In short, we grab the time series to determine how much the global hash rate growth varies (volatility), the direction it’s been headed lately (the mean), and how things tend to move together.
To simplify these calculations, we had to make some sweeping assumptions.
As we built this model over the past two weeks in the second half of September 2017. This was a particularly interesting time to perform this analysis. It yielded some interesting results.
The Simulation Model Results
The variance is too high, for a myriad of reasons.
First and foremost is recent history. We’re observing the beginnings of new paradigms of all three currencies under observation: Dash ASICs were introduced days ago, Litecoin a few months ago – still within reach of our ewma’s 72-day lookback period, and Bitcoin just forked contentiously allowing the same miner to target two different currencies: Bitcoin or Bitcoin Cash resulting changes of 50% or more to the global hash rate as the hash rate swings between BCH and BTC. Of course the global hash rate will explode up the J-curve to infinity when the standard deviation is built off of observations where the hash rate swings 50% a day.

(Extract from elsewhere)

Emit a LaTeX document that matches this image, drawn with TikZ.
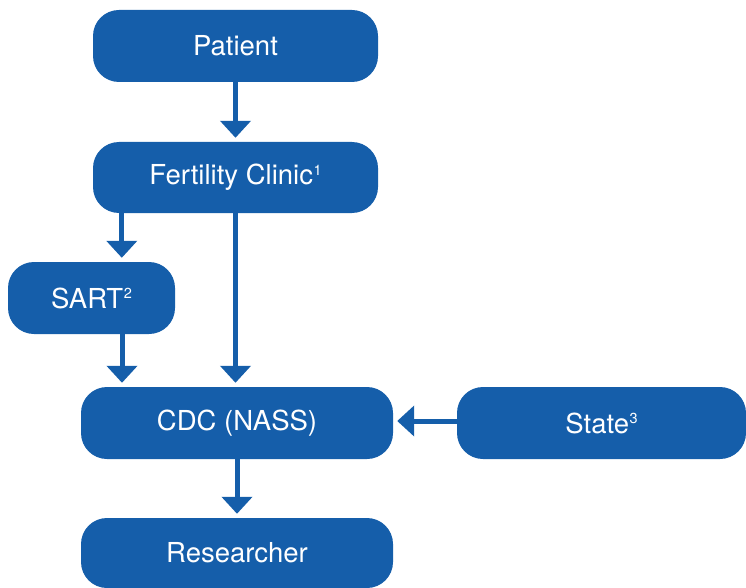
\documentclass[tikz,border=0pt]{standalone}
\usepackage{fontspec}
\setmainfont{TeX Gyre Heros}
\usetikzlibrary{arrows.meta}
\definecolor{boxblue}{RGB}{21,94,170}
\newcommand\supnum[1]{\kern0.5pt\raisebox{9.3pt}{\fontsize{14.5}{14.5}\selectfont #1}}
\begin{document}
\begin{tikzpicture}[x=1pt,y=-1pt,
  box/.style={fill=boxblue, draw=none, rounded corners=26pt, text=white,
    font=\fontsize{27.5}{32}\selectfont, inner sep=0pt, align=center},
  arr/.style={draw=boxblue, line width=5pt,
    -{Triangle[width=30pt,length=17pt]}, shorten >=4pt}]
\useasboundingbox (0,0) rectangle (746,588);
\node[box, minimum width=285pt, minimum height=72pt] (patient) at (235.5,46) {Patient};
\node[box, minimum width=285pt, minimum height=71pt] (fert) at (235.5,177.5) {Fertility Clinic\supnum{1}};
\node[box, minimum width=167pt, minimum height=72pt] (sart) at (91.5,298) {SART\supnum{2}};
\node[box, minimum width=312pt, minimum height=72pt] (cdc) at (237,423) {CDC (NASS)};
\node[box, minimum width=289pt, minimum height=72pt] (state) at (601.5,423) {State\supnum{3}};
\node[box, minimum width=312pt, minimum height=70pt] (res) at (237,553) {Researcher};
\draw[arr] (patient.south) -- (fert.north);
\draw[arr] ([xshift=29pt]fert.south west) -- ([xshift=29pt]fert.south west |- sart.north);
\draw[arr] (fert.south) -- (fert.south |- cdc.north);
\draw[arr] ([xshift=30.5pt]sart.south) -- ([xshift=30.5pt]sart.south |- cdc.north);
\draw[arr] ([yshift=2pt]state.west) -- ([yshift=2pt]state.west -| cdc.east);
\draw[arr] (cdc.south) -- (res.north);
\end{tikzpicture}
\end{document}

We’ve enabled use of this model, but we expect until things calm down (if they ever calm down), this model may produce some wonky results.
The Batch Model
During an internal discussion, we realized we had a pretty good idea of how much the hash rate grows. While creating this model, we accurately projected the hash rate growth of the dash network. Bitmain even felt obligated to clarify that they don’t’ disclose batch sizes conspicuously close to the release of our projection – something I’m not sure they’ve had to do before, indicating we were likely on the right track.
So if that’s the case, we know what the hash rate is. Roughly 4000 units every 3-4 weeks. Why bother projecting it? We’ll simulate fx rate independently and grow the hash linearly.
Try it out.
Sweeping Assumptions
Hash Rate
-continuous
Price
-IR parity
-fx arbitrage
-
Payments
The next thing to consider would be the pool size and the probability that the pool finds x blocks per day. To simplify the model, we assume that no one pool has advantages over another. You know, nobody is gaining an advantage through ASIC boost, mining empty blocks, or just generally severing the elegant symbiosis between capitalistic motivations and benefit of the network. Therefore, the long run equilibrium state is that pool distributions trend toward the hash reward being evenly distributed weighted on hash power.
This makes the math tremendously easier to work with, as we can allocate the daily rewards of the entire network by individual hash rate contribution. Now it’s continuous instead of discrete.
Perhaps more concerning…
Things we could incorporate but willfully chose to omit:
The obvious next step is to fix our time series. We need to improve our data source such that hash rate is imputed from block time directly observed from each respective blockchain. You’d then want to run some sort of smoothing algorithm to reduce the aforementioned volatility problem.
Once block time granularity is achieved, you’d want to project per block. You’d therefore need to add the independent random variable of block time, known officially as luck. It’s possible Miner #247 finds the solution with a lucky guess five whole minutes ahead of schedule. This would allow you to run paths with a time-step interval of a block.
You’d then capture difficulty adjustments. Every 2048 blocks you’d adjust the difficulty at that snapshot, resulting in more accurate network behavior.
For profitability sake, there’s a few other considerations including:
Transaction fees (on the network)
Transaction fees when converting to USD
Bitcoin halving
Other currency FX rates, for those of you living outside the US. I seem to recall that you can find this data from the Federal Reserve Bank of St. Louis. Note that this information would need to be simulated as well and added to the covariance matrix.
You could include interest rates if you wanted to present value the investment. You can find interest rates (or ones literally close enough for government work, as they say) from ISDA who has to make them public for Credit Default Swap standardization models. Thank the credit crisis.